The President, Gill Hawksworth, said that she had chaired a meeting on preregistration training attended by representatives of the PSNC, NPA, CCA and Guild of Healthcare Pharmacists. The main points raised had been passed to the Society’s new head of preregistration and the Pharmacy Workforce Planning and Policy Advisory Group. That group would report shortly, and the Society hoped that its recommendations would give ammunition for the head of preregistration.

Mr Phillips supported the points made by Mr Dove and Ms Wynne-Howells. The Society had a duty to ensure an adequate supply of pharmacists and to ensure that pharmacy graduates could qualify professionally. To go through four years of student debt and not have a preregistration place at the end was appalling, particularly when there was a desperate shortage of pharmacists.

Mr Green added that there had been conversations with the multiples, but he was not aware of any activity to encourage independent pharmacists locally to increase the number of preregistration places.

Sue Carter (Worthing and West Sussex) said her own PCT was the first to take part in preregistration training. It was accredited by the Society to take part in a joint programme with the secondary care trust. It worked well and was popular with the trainees.

Developing the high quality training to be invested in the trainees had involved an incredible amount of work. One problem was that some trainees did not stay on to work in the local workforce development area as pharmacists. This year, two out of the four had not only left the area but had left Britain to return to their native countries. She knew that some multiple companies in the past had a philosophy of pinning people in for a couple of years. She wondered if the NHS managed service would soon need to do something similar.

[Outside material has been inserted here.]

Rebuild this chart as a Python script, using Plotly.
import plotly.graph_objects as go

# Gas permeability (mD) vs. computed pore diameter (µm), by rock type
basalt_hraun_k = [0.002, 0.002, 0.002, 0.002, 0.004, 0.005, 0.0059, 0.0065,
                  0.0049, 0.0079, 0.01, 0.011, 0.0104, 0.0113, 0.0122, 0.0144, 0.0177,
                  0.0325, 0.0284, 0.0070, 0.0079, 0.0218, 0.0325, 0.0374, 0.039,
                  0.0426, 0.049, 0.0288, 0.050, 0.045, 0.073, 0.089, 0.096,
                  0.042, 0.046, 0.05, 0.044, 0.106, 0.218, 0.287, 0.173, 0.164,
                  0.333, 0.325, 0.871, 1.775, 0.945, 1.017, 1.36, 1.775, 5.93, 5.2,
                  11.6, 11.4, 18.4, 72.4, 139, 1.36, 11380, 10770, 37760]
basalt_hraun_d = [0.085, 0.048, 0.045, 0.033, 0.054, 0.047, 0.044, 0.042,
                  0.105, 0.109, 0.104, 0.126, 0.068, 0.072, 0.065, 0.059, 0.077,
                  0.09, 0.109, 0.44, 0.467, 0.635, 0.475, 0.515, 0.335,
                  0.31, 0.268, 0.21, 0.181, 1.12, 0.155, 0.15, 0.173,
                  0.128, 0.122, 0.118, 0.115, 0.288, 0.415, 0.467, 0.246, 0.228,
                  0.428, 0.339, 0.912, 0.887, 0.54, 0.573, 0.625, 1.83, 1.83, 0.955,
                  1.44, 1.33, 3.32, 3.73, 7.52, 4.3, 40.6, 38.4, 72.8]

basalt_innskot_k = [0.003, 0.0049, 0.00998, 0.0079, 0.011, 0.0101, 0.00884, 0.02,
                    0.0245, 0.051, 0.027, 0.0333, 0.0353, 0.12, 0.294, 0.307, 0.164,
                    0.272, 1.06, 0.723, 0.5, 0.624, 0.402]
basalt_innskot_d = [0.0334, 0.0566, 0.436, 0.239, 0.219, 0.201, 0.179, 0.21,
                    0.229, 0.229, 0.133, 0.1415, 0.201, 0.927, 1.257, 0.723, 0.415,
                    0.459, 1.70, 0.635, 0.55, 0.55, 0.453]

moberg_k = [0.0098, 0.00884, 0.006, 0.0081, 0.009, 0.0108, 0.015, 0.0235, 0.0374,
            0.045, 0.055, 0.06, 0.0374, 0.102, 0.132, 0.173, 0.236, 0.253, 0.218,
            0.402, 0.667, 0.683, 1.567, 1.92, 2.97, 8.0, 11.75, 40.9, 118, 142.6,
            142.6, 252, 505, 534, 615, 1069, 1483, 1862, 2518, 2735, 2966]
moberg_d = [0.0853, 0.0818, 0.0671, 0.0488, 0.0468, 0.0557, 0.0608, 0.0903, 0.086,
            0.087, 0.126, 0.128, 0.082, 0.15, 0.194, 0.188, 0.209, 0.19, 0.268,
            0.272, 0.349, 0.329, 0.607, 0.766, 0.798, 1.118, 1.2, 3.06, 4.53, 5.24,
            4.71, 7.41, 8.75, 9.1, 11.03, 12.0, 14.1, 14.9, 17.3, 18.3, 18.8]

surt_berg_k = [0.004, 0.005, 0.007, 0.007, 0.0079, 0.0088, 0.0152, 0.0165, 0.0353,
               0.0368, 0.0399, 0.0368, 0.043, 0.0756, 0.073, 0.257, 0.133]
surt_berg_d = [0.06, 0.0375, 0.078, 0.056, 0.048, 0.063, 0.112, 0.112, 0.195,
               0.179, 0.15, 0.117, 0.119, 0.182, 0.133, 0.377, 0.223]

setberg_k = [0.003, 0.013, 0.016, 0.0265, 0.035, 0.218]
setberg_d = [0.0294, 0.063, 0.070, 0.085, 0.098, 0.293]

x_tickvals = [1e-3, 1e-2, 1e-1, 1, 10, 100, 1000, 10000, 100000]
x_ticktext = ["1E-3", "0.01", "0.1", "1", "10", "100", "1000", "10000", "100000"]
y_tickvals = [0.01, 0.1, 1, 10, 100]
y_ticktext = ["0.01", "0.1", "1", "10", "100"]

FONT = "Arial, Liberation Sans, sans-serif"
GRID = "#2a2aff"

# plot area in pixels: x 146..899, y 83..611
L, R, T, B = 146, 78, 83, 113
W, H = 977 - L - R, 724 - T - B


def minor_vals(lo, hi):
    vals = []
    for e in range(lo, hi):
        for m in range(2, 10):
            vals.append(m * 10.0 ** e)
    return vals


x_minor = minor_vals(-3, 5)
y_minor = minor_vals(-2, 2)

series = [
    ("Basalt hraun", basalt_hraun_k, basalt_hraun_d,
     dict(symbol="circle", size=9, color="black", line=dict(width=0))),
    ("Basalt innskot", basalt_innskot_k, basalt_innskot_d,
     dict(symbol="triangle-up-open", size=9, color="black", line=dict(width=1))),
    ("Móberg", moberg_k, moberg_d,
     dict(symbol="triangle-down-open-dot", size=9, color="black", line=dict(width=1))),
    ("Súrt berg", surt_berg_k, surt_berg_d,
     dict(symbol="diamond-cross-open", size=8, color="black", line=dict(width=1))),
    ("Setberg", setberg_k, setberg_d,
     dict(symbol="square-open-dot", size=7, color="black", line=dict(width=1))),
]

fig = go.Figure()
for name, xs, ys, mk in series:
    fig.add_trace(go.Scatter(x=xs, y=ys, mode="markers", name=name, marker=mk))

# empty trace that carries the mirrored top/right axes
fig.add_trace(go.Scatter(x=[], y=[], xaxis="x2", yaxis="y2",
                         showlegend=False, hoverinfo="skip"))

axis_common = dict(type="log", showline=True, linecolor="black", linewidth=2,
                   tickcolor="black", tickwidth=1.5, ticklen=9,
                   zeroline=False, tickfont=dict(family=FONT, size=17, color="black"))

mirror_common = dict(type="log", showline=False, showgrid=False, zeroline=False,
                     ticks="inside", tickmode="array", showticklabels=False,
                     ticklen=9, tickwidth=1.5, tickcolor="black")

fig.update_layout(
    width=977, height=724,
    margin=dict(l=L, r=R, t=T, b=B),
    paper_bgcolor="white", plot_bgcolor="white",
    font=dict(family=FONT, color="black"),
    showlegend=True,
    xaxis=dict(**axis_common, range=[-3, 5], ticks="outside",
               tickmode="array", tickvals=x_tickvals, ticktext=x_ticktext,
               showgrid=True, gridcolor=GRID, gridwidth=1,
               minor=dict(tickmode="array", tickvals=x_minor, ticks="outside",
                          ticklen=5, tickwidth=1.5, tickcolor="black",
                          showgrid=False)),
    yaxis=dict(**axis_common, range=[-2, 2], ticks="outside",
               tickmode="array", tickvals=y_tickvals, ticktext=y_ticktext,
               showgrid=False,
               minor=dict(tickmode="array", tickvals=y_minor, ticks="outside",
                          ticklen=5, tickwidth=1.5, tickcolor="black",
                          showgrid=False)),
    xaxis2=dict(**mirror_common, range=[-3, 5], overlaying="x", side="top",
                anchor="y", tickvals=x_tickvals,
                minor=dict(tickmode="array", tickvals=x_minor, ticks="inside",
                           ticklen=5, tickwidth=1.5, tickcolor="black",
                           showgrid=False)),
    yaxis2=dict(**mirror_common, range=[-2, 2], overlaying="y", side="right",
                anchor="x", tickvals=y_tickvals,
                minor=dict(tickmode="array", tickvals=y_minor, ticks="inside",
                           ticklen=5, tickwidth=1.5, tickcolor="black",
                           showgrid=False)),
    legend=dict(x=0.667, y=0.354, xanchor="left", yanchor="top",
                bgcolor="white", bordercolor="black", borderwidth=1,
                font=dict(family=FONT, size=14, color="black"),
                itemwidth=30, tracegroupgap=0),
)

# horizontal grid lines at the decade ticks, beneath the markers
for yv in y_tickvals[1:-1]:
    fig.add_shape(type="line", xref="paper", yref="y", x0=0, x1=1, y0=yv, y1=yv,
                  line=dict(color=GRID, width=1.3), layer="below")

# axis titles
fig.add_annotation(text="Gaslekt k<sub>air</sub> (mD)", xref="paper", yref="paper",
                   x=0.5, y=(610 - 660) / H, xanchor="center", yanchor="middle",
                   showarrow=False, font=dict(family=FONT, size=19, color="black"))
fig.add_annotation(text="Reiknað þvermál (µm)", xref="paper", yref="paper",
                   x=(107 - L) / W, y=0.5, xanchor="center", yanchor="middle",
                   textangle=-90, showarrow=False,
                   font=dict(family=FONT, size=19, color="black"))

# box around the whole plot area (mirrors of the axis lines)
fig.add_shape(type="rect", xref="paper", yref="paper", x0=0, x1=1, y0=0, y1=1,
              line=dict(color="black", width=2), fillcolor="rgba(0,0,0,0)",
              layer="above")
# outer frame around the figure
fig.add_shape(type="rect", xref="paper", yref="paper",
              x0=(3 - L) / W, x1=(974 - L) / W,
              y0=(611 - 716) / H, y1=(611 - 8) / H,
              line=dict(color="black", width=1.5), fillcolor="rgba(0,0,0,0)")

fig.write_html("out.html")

Mr Green said that the number of independent pharmacy preregistration places had more than doubled since 2002. It was important to note that the numbers of preregistration places offered by multiples were geared to their own recruitment and retention issues. It needed to be seen as part of a bigger picture, that of the whole of the workforce.

The Secretary and Registrar said mention had been made of the Pharmacy Workforce Planning and Policy Advisory Group. This was an important piece of work, and a conference was shortly to be held to look at the models being developed. She hoped that, as a result of the conference, the workforce report would be finalised later in the summer. It may point to further work that needed to be done, particularly in tracking people and in developing even better information about the workforce and how it was affected, right through from undergraduate level to employment.